In terrestrial ecosystems, the sun's energy is captured by primary producers (plants). That energy is used for plant metabolism, reproduction, and growth (building tissues, storing energy, etc.). Net primary productivity (NPP) of an ecosystem is the the difference between what energy primary producers capture from the sun and onvert into sugars during photosynthesis, and the energy loss to maintenance and metabolism. It is principally measured as the accumulated biomass. Importantly, NPP is an upper bound, since the primary, if not only way, for all other organisms to obtain their energy is to consume plants (herbivores), or consume those who consume plants (carnivores).

NPP is different between terrestrial ecosystems. Deserts have the lowest. Tropical rainforests the highest (excluding marshes, etc.). Temperate forests are quite high, and much higher than grasslands or farmlands.

e.g. 9000 kilocalories/square meter/year for rain forests, 6000 for temperate forests, about 2000 for farmland.

Now what most modern farming does do, is bring in energy from elsehwere. For example, cattle might be fed corn brought it from elsewhere. Not to mention the energy inputs from fossil fuels (fertilizers, tractors, etc.)

(2) You are right that comparisons in terms of biomass imply fungibility and it is not always appropriate. But it is also true that individual species often simply fill niches that arise as a property of the system (the system of energy inputs and limiting factors). How else would you compare, say, a forest in Washington with a forest in northern Europe? different species, and all that. But the niches are largely the same.

> Now what most modern farming does do, is bring in energy from elsehwere. For example, cattle might be fed corn brought it from elsewhere. Not to mention the energy inputs from fossil fuels (fertilizers, tractors, etc.)

Yes! Minus the corn, which is another farmland, fossil fuels, Haber Bosch fertilizers are things that only humans do.

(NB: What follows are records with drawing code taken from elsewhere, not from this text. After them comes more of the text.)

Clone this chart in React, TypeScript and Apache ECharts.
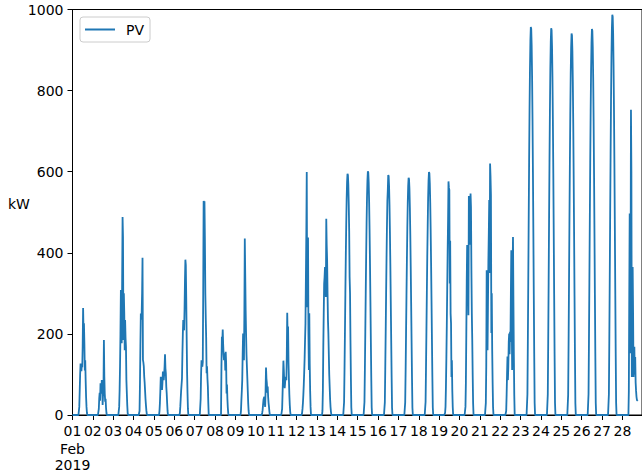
import React, { useEffect, useRef } from "react";
import * as echarts from "echarts";

// Half-hourly PV readings (kW) for each day of Feb 2019, from 06:00 to 18:00
const dayStartHour = 6;
const stepHours = 0.5;
const hoursPerDay = 24;

const pv01 = [0,0,0,0,20,60,100,127,115,108,125,118,170,264,205,226,176,110,135,85,45,20,5,0,0];
const pv02 = [0,0,15,41,55,35,78,60,53,86,70,25,50,66,185,95,53,33,40,18,5,0,0,0,0];
const pv03 = [0,0,20,60,120,200,308,250,177,332,488,439,185,300,250,160,234,190,168,86,55,25,5,0,0];
const pv04 = [0,0,10,80,170,250,235,250,300,388,136,130,120,95,80,60,40,25,12,3,0,0,0,0,0];
const pv05 = [0,10,30,60,94,88,75,62,80,107,95,86,100,120,150,115,103,70,53,30,10,0,0,0,0];
const pv06 = [0,5,20,40,60,75,90,150,200,234,215,209,260,330,383,370,291,193,106,55,15,0,0,0,0];
const pv07 = [0,0,40,100,135,125,119,130,300,528,500,527,431,300,240,190,103,120,90,70,30,0,0,0,0];
const pv08 = [0,0,0,120,193,180,211,175,150,135,145,152,110,156,130,53,75,40,18,4,0,0,0,0,0];
const pv09 = [0,10,37,60,86,150,201,160,135,250,435,349,260,201,150,119,90,60,30,10,0,0,0,0,0];
const pv10 = [0,0,0,5,12,25,37,42,45,30,20,60,117,90,78,55,70,45,30,20,8,0,0,0,0];
const pv11 = [0,0,15,53,90,134,110,80,66,80,94,90,86,150,252,190,218,130,86,50,25,8,0,0,0];
const pv12 = [0,5,15,30,50,75,105,140,185,226,340,450,599,266,350,438,200,111,251,127,60,20,0,0,0];
const pv13 = [0,10,60,168,250,324,340,365,330,291,484,420,382,300,234,200,150,100,70,40,20,8,0,0,0];
const pv14 = [0,0,0,0,32,112,204,299,389,468,531,574,595,592,567,519,453,340,300,186,94,19,0,0,0];
const pv15 = [0,0,0,0,32,113,206,302,393,473,537,579,601,598,573,525,458,376,283,188,95,19,0,0,0];
const pv16 = [0,0,0,0,31,112,203,298,387,466,529,555,592,589,564,517,451,370,279,185,94,18,0,0,0];
const pv17 = [0,0,0,0,31,110,201,294,382,460,522,564,585,582,558,511,446,366,276,183,93,18,0,0,0];
const pv18 = [0,0,0,0,32,113,206,301,391,465,535,578,599,596,571,523,456,374,282,187,95,19,0,0,0];
const pv19 = [0,0,5,20,70,140,220,310,400,480,576,560,555,324,430,250,226,94,135,60,20,0,0,0,0];
const pv20 = [0,0,20,80,200,330,419,300,380,246,540,480,420,520,546,512,357,250,185,100,30,0,0,0,0];
const pv21 = [0,0,30,120,357,250,160,267,380,450,530,350,620,590,543,202,300,160,80,20,0,0,0,0,0];
const pv22 = [0,0,10,50,100,144,86,120,180,201,150,205,180,300,406,250,111,350,439,283,150,50,0,0,0];
const pv23 = [0,0,0,0,51,180,328,481,625,753,854,923,957,952,912,835,729,598,451,299,152,30,0,0,0];
const pv24 = [0,0,0,0,51,180,327,479,623,750,852,920,954,949,909,833,726,596,450,298,151,30,0,0,0];
const pv25 = [0,0,0,0,50,177,323,473,615,740,840,907,941,936,897,821,717,588,444,294,149,29,0,0,0];
const pv26 = [0,0,0,0,51,180,327,478,622,749,850,918,952,947,907,831,725,595,449,297,151,30,0,0,0];
const pv27 = [0,0,0,0,52,186,339,496,644,776,881,951,987,982,941,861,751,617,465,308,156,31,0,0,0];
const pv28 = [0,0,0,60,296,497,152,300,753,600,94,200,365,250,94,130,168,100,143,80,60,45,37,37,35];

const pvDays = [pv01,pv02,pv03,pv04,pv05,pv06,pv07,pv08,pv09,pv10,pv11,pv12,pv13,pv14,
  pv15,pv16,pv17,pv18,pv19,pv20,pv21,pv22,pv23,pv24,pv25,pv26,pv27,pv28];

const dayLabels = ["01","02","03","04","05","06","07","08","09","10","11","12","13","14",
  "15","16","17","18","19","20","21","22","23","24","25","26","27","28"];
const monthLabel = "Feb";
const yearLabel = "2019";
const yTicks = [0, 200, 400, 600, 800, 1000];
const seriesName = "PV";
const unitLabel = "kW";
const monthStartValue = 0;

export default function App() {
  const ref = useRef<HTMLDivElement>(null);
  useEffect(() => {
    if (!ref.current) return;
    const chart = echarts.init(ref.current, undefined, { renderer: "svg" });
    const data: number[][] = [[0, monthStartValue]];
    pvDays.forEach((arr, d) => {
      arr.forEach((v, i) => {
        data.push([d * hoursPerDay + dayStartHour + i * stepHours, v]);
      });
    });
    const xMax = pvDays.length * hoursPerDay - 1;
    const font = "DejaVu Sans";
    const gridLeft = 72.5;
    chart.setOption({
      animation: false,
      backgroundColor: "#ffffff",
      textStyle: { fontFamily: font, color: "#000" },
      grid: {
        left: gridLeft, top: 9.5, width: 573, height: 405.5,
        show: true, borderColor: "#000", borderWidth: 1, backgroundColor: "transparent",
      },
      legend: {
        left: 80, top: 17,
        padding: [5, 6, 5, 5],
        backgroundColor: "rgba(255,255,255,0.8)",
        borderColor: "#cccccc", borderWidth: 1, borderRadius: 3,
        icon: "rect", itemWidth: 30, itemHeight: 2,
        textStyle: { fontFamily: font, fontSize: 14, color: "#000", padding: [0, 0, 0, 6], lineHeight: 15 },
        data: [seriesName],
      },
      xAxis: {
        type: "value", min: 0, max: xMax, interval: hoursPerDay,
        axisLine: { show: true, onZero: false, lineStyle: { color: "#000", width: 1 } },
        axisTick: { show: true, length: 5, lineStyle: { color: "#000", width: 1 } },
        splitLine: { show: false },
        axisLabel: {
          color: "#000", fontSize: 14, fontFamily: font, margin: 9,
          showMinLabel: true, showMaxLabel: false, hideOverlap: false,
          formatter: (v: number) => {
            if (v % hoursPerDay !== 0) return "";
            const lab = dayLabels[v / hoursPerDay];
            return lab === undefined ? "" : lab;
          },
        },
      },
      yAxis: {
        type: "value", min: yTicks[0], max: yTicks[yTicks.length - 1], interval: yTicks[1] - yTicks[0],
        axisLine: { show: true, lineStyle: { color: "#000", width: 1 } },
        axisTick: { show: true, length: 5, lineStyle: { color: "#000", width: 1 } },
        splitLine: { show: false },
        axisLabel: {
          color: "#000", fontSize: 14, fontFamily: font, margin: 9,
          showMinLabel: true, showMaxLabel: true,
          formatter: (v: number) => String(v),
        },
      },
      series: [{
        type: "line", name: seriesName, data,
        showSymbol: false, symbol: "none",
        lineStyle: { color: "#1f77b4", width: 1.8 },
        itemStyle: { color: "#1f77b4" },
      }],
      graphic: [
        {
          type: "text", left: 8, top: 197,
          style: { text: unitLabel, font: `14px '${font}'`, fill: "#000" },
        },
        {
          type: "text", x: gridLeft, y: 441,
          style: {
            text: `${monthLabel}\n${yearLabel}`, font: `14px '${font}'`, fill: "#000",
            align: "center", verticalAlign: "top", textAlign: "center", lineHeight: 16,
          },
        },
      ],
    });
    return () => chart.dispose();
  }, []);
  return <div ref={ref} style={{ position: "fixed", left: 0, top: 0, width: 642, height: 476, background: "#fff" }} />;
}
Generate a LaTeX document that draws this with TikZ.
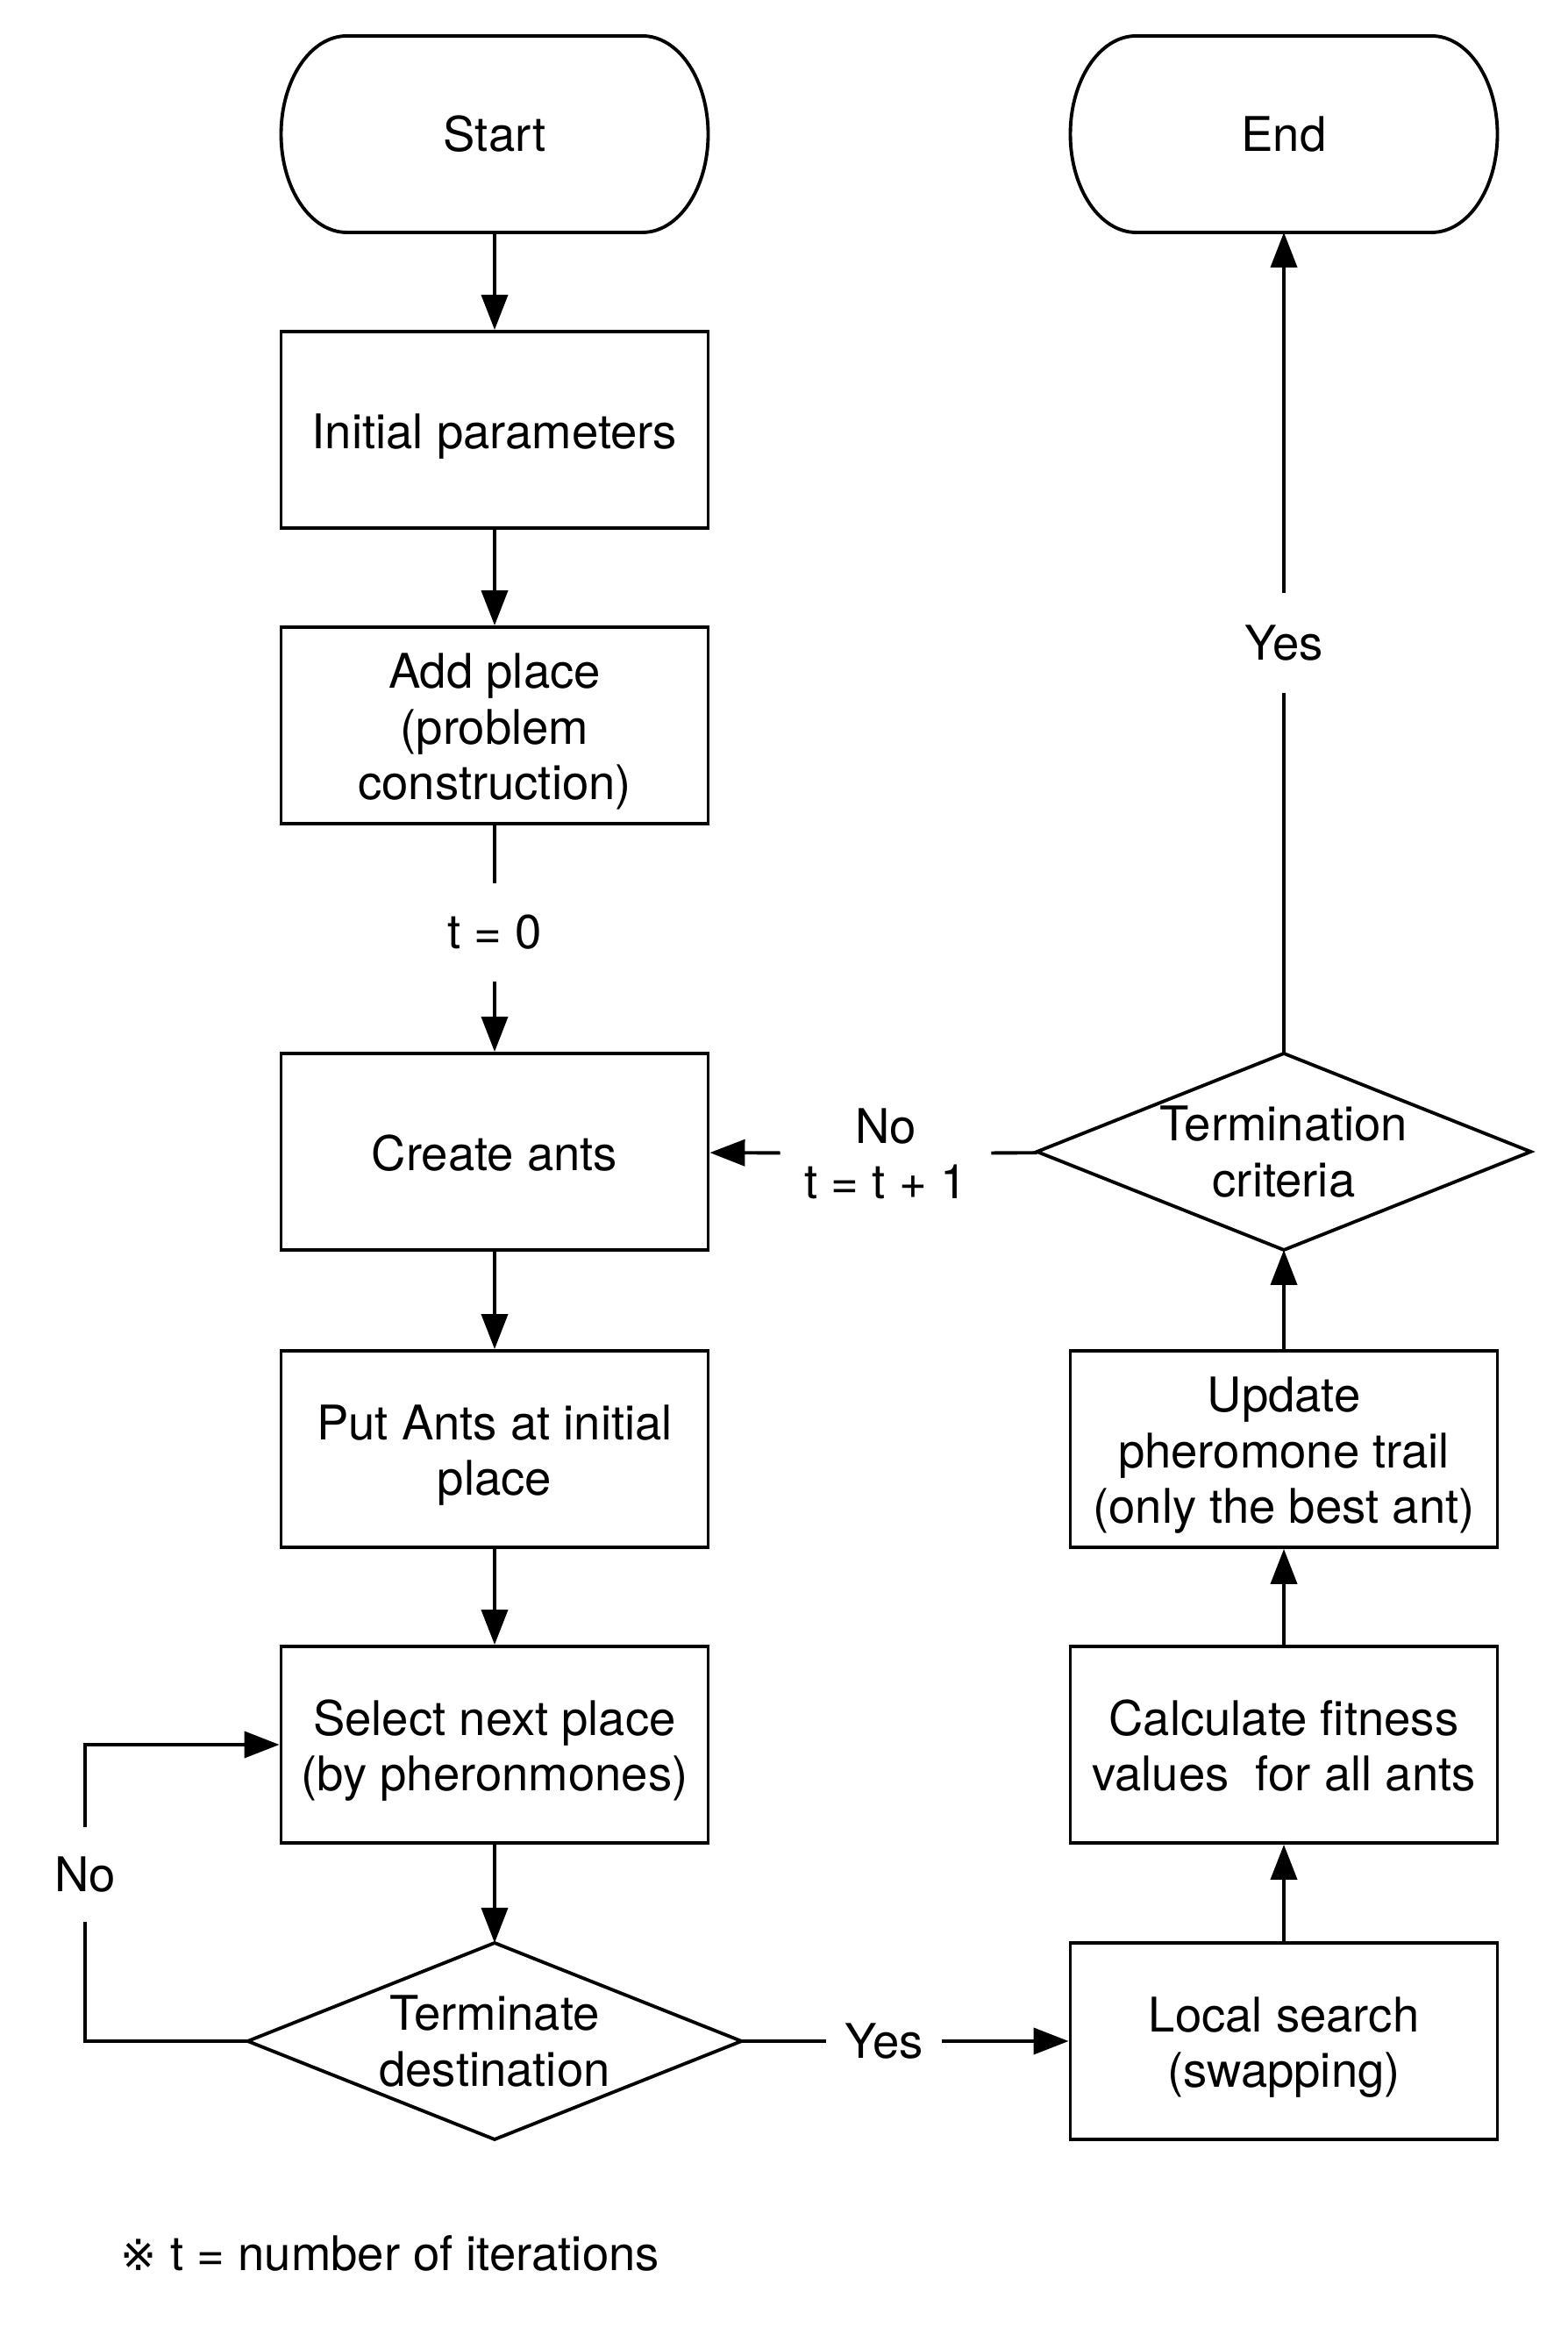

Are you saying that with all the technologies of modern farming, it still produces less than 0.25x mammal-consumable calories per square mile (9000 for rainforest vs 2000 for farmland)?

That is unbelievable on its face, frankly, but also of couse farmland is not generally replacing lucious rainforests, but other bushland or something. So, humans and their farmland has to be enormously increasing the mammal-consumable calories per plot of farmland compared to wildland, otherwise farming wouldn’t make sense.

The point is, there is only 1 animal (human) that drastically increases calories per square meter wherever it goes, so we (and livestock we choose to feed with farming) can not be lumped into any biomass calculations.

2) I would compare the species within themselves, and the “niches” between forests. Ultimately, I think biomass confuses more than it elucidates. Talk about ant colonies of Antium Washingtonicum to Antium Europium, don’t plop them into the same metric as Cougarium Washingtonium, in my opinion this is will lead to maybe nice-looking graphs with “findings” that are nonsensical.

Pretty sure that's the estimate of carbon content, but it's a proper scientific concept.

The number of decibels they can produce is a “proper scientific concept”- metrics can be arbitrary and useless.